On retrouve donc dans Archangel certaines thématiques du film précédent de Guy Maddin comme cet étrange triangle amoureux qui s'articule autour de souvenirs troubles et fantastiques. Visuellement le film se situe également dans l'exact continuité du précédent avec cette image en noir et blanc semblant accusée un siècle passé, des intertitres pour appuyer la narration, un tournage entièrement réalisé en studio, des effets de transparence et de superposition d'images, et surtout nous retrouvons cette ambiance visuelle si particulière et hors du temps. Les comédiens quasiment muets forcent l'expression de leurs sentiments , il faut dire que Guy Maddin dirige le plus souvent ses interpètes avec dix grandes émotions qu'il module selon les séquences, demandant lors du tournage de lui faire un six ou un neuf plus ou moins prononcés. Archangel combine une nouvelle fois poésie, mélodrame, grotesque et même cette fois-ci une touche d'horreur bien plus prononcée avec quelques séquences gore et excessives comme lorsque un père de famille pour protéger son fils étrangle un soldat avec ses propres intestins. Peut être encore plus qu'avec son premier essais Guy Maddin nous offre des images fascinantes et poétiques, le réalisateur utilisant à merveille les contre-jours brumeux, l'héritage de l'expressionnisme allemand et la puissance inhérente à toutes ses images qui devaient exprimer des émotions sans jamais rien dire par le langage. Le film n'est pas pourtant totalement muet mais cette fois encore les dialogues sont plutôt rares et ne servent qu'à clarifier légèrement une intrigue dont la narration passe essentiellement par les images, la mise en scène et l'univers de son réalisateur.

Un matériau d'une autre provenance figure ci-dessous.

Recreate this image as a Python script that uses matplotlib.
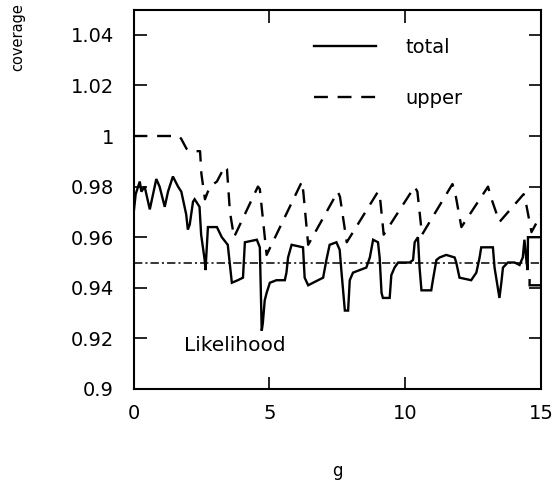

Film de guerre oblige, emprunt de l'atmosphère de début de siècle, Archangel ressemble également parfois à un vieux film de propagande montrant ici les soldats allemands comme des monstres, des vampires assoiffés de sang et des bêtes féroces. On retrouve aussi l'étrangeté poétique propre au réalisateur à l'image de ses êtres amnésiques et perdus qui recherche l'amour en utilisant une sorte d'immense carte au trésor les conduisant de symboles en symboles.
De par la radicalité de sa proposition cinématographique, mais également du fait de l'intégrité de son réalisateur, Archangel est un film qui provoquera l'adhésion ou le rejet mais qui en tout cas ne devrait pas faire dans la demi-mesure,ni laisser indifférent.